Students who resent searching for empty seats in libraries and dining halls may not need to bother anymore.
The Undergraduate Students Association Council General Representative 2 office began promoting an iPhone app called Bear Essentials last week that monitors how crowded every UCLA library and dining hall is throughout the day.
Sunny Singh, USAC General Representative 2, said his office created the app in response to students’ need for a traffic tracking system. The app allows them to utilize campus facilities in a time-efficient way.
The traffic tracking feature of Bear Essentials operates on a self-input system that allows users to report the traffic in facilities on a five-point rating scale that ranges from empty to full. The more frequently students report on the facilities, the more up-to-date information the app will provide.
The app has received about 270 downloads since promotion began on April 14.
It provides lists of 17 study spaces and 14 printing locations, four of which offer free printing, including their hours, directions and contact information.
Heather Hourdequin, director of special projects in the USAC General Representative 2 office and a second-year psychology student, said she wanted to create a general version of GymFlow, an app that tracks current traffic in the John Wooden Center, as well as predicts future traffic throughout the rooms.
After discovering that the understaffed GymFlow team would not be able to provide programming support for Bear Essentials, Hourdequin’s team reached out to Bruin Mobile, a department of student media that creates and markets apps for free in exchange for advertising space within the app.
Albert Deng, the chief technology officer of Bruin Mobile and a second-year business economics student, said he built a traffic monitor last year for a different project.

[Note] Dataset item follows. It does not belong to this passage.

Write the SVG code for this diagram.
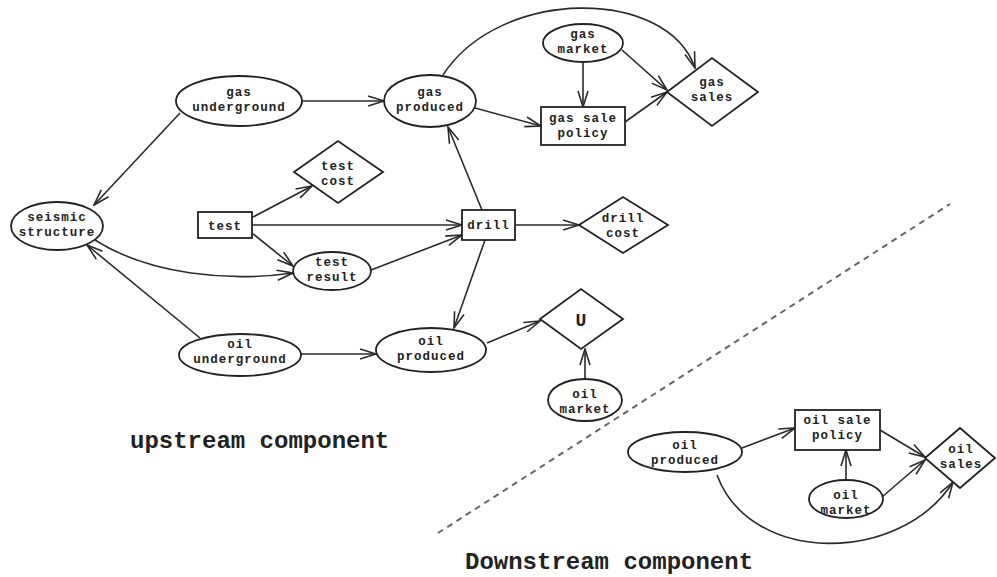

He said integrating this feature for USAC’s compilation of locations expedited the process of creating Bear Essentials, which took about two quarters.
Even though the traffic tracker portion instantly updates with user input and rates the degree of traffic using a color scale, the information may not be accurate in real-time, Deng said.
Users should use their best judgement in determining the accuracy of the rating based on the time it was last updated.
Deng added that he plans to create an Android version of the app, since having more users will improve the accuracy of traffic monitoring.
Some students said they liked the “Places to Print” feature of the app, which lists 14 printing locations.
Miye Nakashima, a second-year neuroscience student who lives on the Hill, said she often hears people asking about printing locations in the dorms.
“Knowing which places are crowded would be useful, especially during finals because you don’t want to walk all the way down to the library and find out that there is no space,” Nakashima said.
Singh said members of the USAC General Representative 2 office are open to adding new features to the app to better account for resources that are already available or will be offered by the university in the future.